MacKinnon will get his, but if everyone else on the Avalanche is neutralized they don’t really have a second way of scratching out wins. Even if Dallas’ top line is slowed, they can always fall back on their system, team defence, and the fact that each player can contribute to it equally.

“It’s just playing the right way, paying attention to the details,” Benn said. “We want to look kind of like Blake’s (Comeau) line, like (Joe Pavelski’s) line like Roope’s (Hintz) line.

“We all want to play the same and when we get in their end do what we do. Be creative and move the puck around.”

Colorado now has to make some adjustments to try and figure how anyone other than MacKinnon can get through this stifling defence. The top unit accounted for 15 of the Avalanche’s 31 shots. That’s not a great start, but they’re facing an uphill battle for other reasons, too.

Goalie Philipp Grubauer, who’s been consistent for two years whenever healthy, left this game in obvious pain after trying to move from one side of his crease to the other.

“He’s in a position where he tweaked something and he’s unable to continue, so that’s already bad news,” Bednar said. “Time will tell how long he’s going to be out…I’m not expecting him to be hitting the ice (at practice) tomorrow.”

So now the duty falls to Pavel Francouz, a 30-year-old with one season of NHL hockey under his belt. Francouz was 21-7-4 with a .923 save percentage in 34 games for Colorado this season, but it’s not automatic to transition a small sample performance like that into the playoff spotlight. He did face 20 shots after coming in relief, saving 18 of them.
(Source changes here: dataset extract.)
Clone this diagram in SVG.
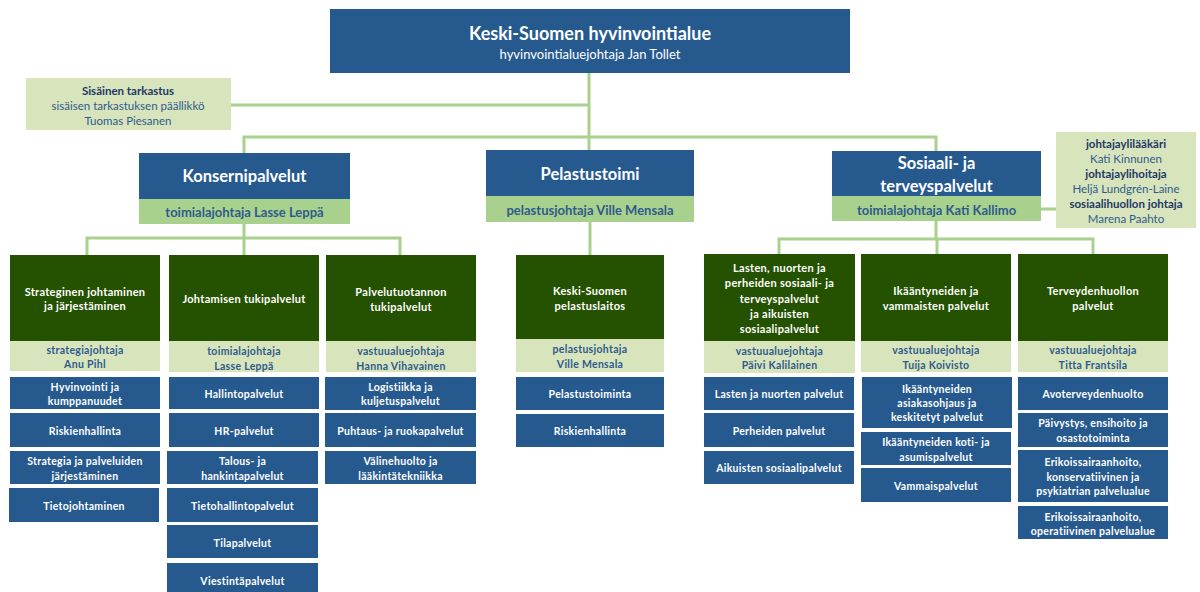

On top of that, Erik Johnson left the game and returned a couple of times after falling awkwardly, and though he sat on the bench in the third period as vocal support, he did not play a single shift.

If Colorado now has to worry about a suddenly hot scoring line in Dallas, losing a 6-foot-4 penalty-killing blueliner for any period does not help the situation.

This was a discouraging start for an Avalanche team that looked unstoppable last round against Arizona. Game 1 of Round 2 was an early reality check against a much more polished team. But this is far from over, and perhaps the Avs can actually take solace in something the opposing coach said before this series started about the back-and-forth battle that was anticipated.

“There’s going to be times where we’re really good defensively and slowing them up. There’s going to be times, bouncing pucks or whatever, and they’re coming at us in waves. There’s going to be times where we can shut them down in the defensive zone, there’s going to be times when they have control of the puck and they’re bringing three high, four high and dominating us on the outside,” Bowness acknowledged. “So there’s going to be a lot of ebbs and flows to this.

“Bend, but don’t break,” he continued. “That’s going to be our same mental approach. When they’re coming and they’re on top of their game we’re going to bend a little. Just don’t break.”

There’s a lot of series to come here and while Colorado’s outlook certainly bent Saturday night, it’s far from broken yet.